New Theory Links Fertility Disorder, Immune System
Endometriosis, the infertility-inducing disease characterized by cysts on the ovaries and often perceived as a bane of modern-day women, may really be an immune-system disorder.
That potentially far-reaching observation comes from a Chicago research team, the leader of which says there may be mounting evidence that not just endometriosis, but other infertility problems too may be triggered by what is called autoimmune disease. In this disorder, immune-system responses, which normally combat infection and other invasions of the body by outside organisms, mistakenly redirect themselves to battle the body’s own functions.
New Theory a Major Departure
The cause of endometriosis has never been precisely identified, but the new theory about autoimmune disease is a major departure from previous speculation, which has ranged from menstrual abnormalities to oral contraceptive use--and even stress.
Now, however, a team at Chicago’s Mt. Sinai Hospital, which reported its results in the journal Obstetrics and Gynecology, has found evidence of a possible autoimmune system origin in a study of 59 women.

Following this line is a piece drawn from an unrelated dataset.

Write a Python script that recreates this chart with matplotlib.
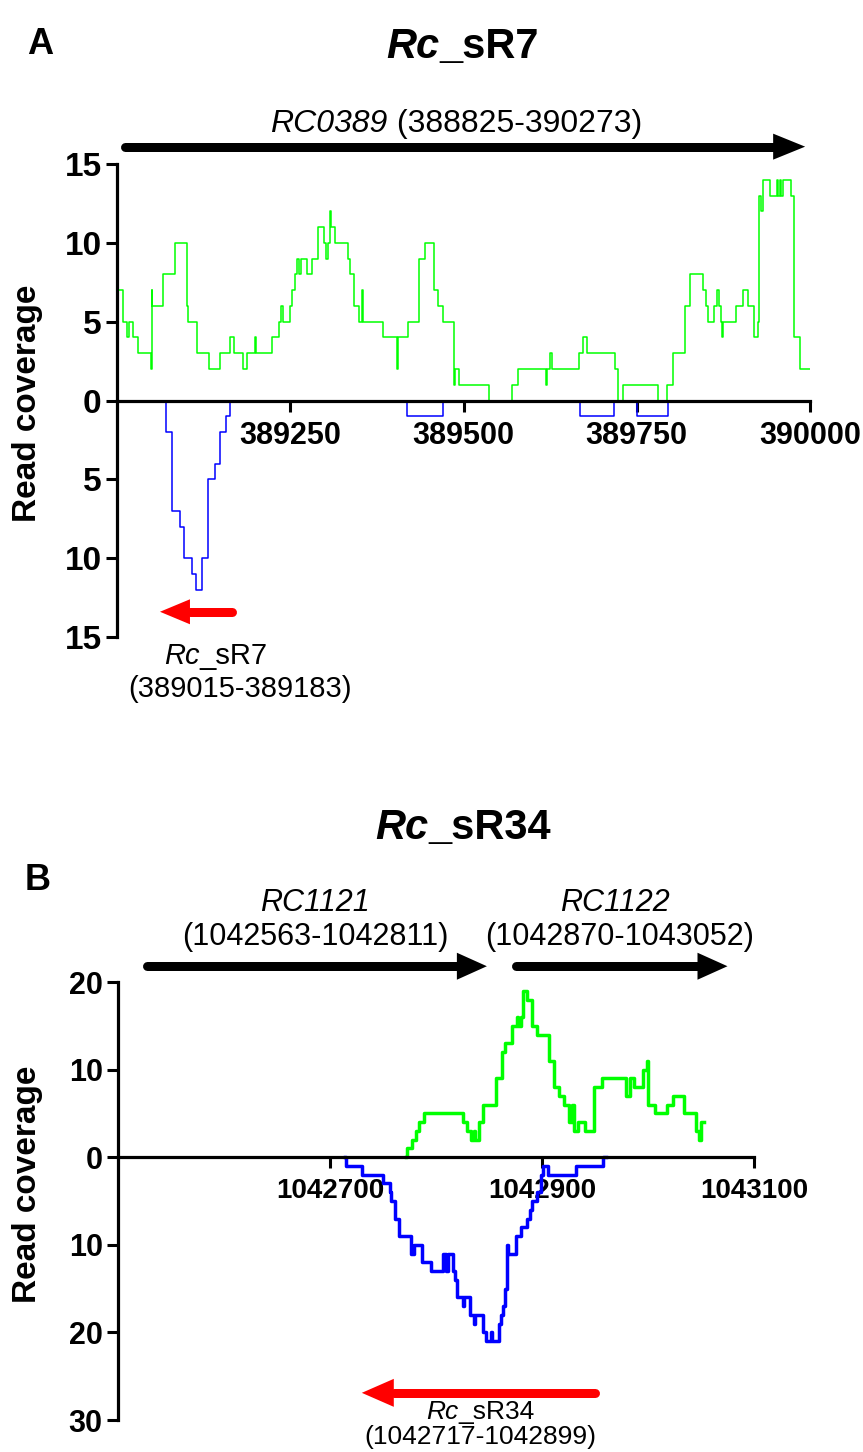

If the theory is eventually proven, said Dr. Norbert Gleicher, head of the research team, treating endometriosis could be made far more effective by tailoring new drugs to combat the errant immune-system response--which remains unidentified. More important, though, Gleicher said in a telephone interview, there are strong indications that a wider range of infertility problems may also be related to autoimmune disease.
If that’s true, he said, the relationship of the autoimmune system to infertility may be of potentially major proportions.
“It could explain what has happened to a lot of patients with so-called unexplained infertility or unexplained miscarriages,” he said.
Ironically, Gleicher said, the drug danazol--currently the treatment of choice, other than surgery or pregnancy, which causes remission of endometriosis symptoms--may work not because it suppresses ovulation, as had previously been thought, but because it tampers with the autoimmune system. Separate studies, Gleicher said, are starting to indicate that danazol is an effective weapon against autoimmune irregularities.
And if that allied theory is confirmed, he said, it would be true “that we have treated the disease with the right drug, but for the wrong reasons.”
In another infertility development, two unrelated articles appearing--unbeknown to the authors--in the same journal three months apart have made serious a question that might seem preposterous: Are a significant number of women made infertile by intrauterine devices that they believed had been removed but which actually hadn’t?
On its face, it would seem unlikely indeed that a woman could specifically recall being told--or believe she had been told by her doctor--that her IUD had been taken out but that, for a variety of reasons, it hadn’t really been removed. But in March, a team of researchers in Haifa, Israel, reported three cases of women with precisely that experience.
And while one report of such a development might be dismissed as a fluke, a team in Vancouver, Canada, now reports another three cases that occurred under nearly identical circumstances. The two episodes were described in issues of the journal Fertility and Sterility. All of the women reported in the Canadian series, the principal author of the new report said, were intelligent, aware people who kept careful track of their birth-control situations.
All three, Dr. Timothy Rowe of Vancouver’s Grace Hospital said, reported that they had undergone surgical procedures in which their IUDs were taken out. One of the women had been treated at a large university medical center. But all three turned out to still have the IUDs in place, Rowe said.
Rowe declined to speculate on how widespread the problem may be, but he said the unexpected discoveries in Israel and Canada emphasize the importance of making sure a doctor is forced to clearly and specifically communicate exactly what has been done in surgery or treatment. Often, Rowe said, a physician may assume he or she has told a woman something that, in fact, has not been communicated.
As a consequence, a woman who previously used an IUD and is being seen for the first time by an infertility specialist should be examined for the presence of an IUD.
“A lot of things are understood and not stated,” he said. “There is a lesson in this for women with IUDs: To have what has been done in their treatment made perfectly clear.”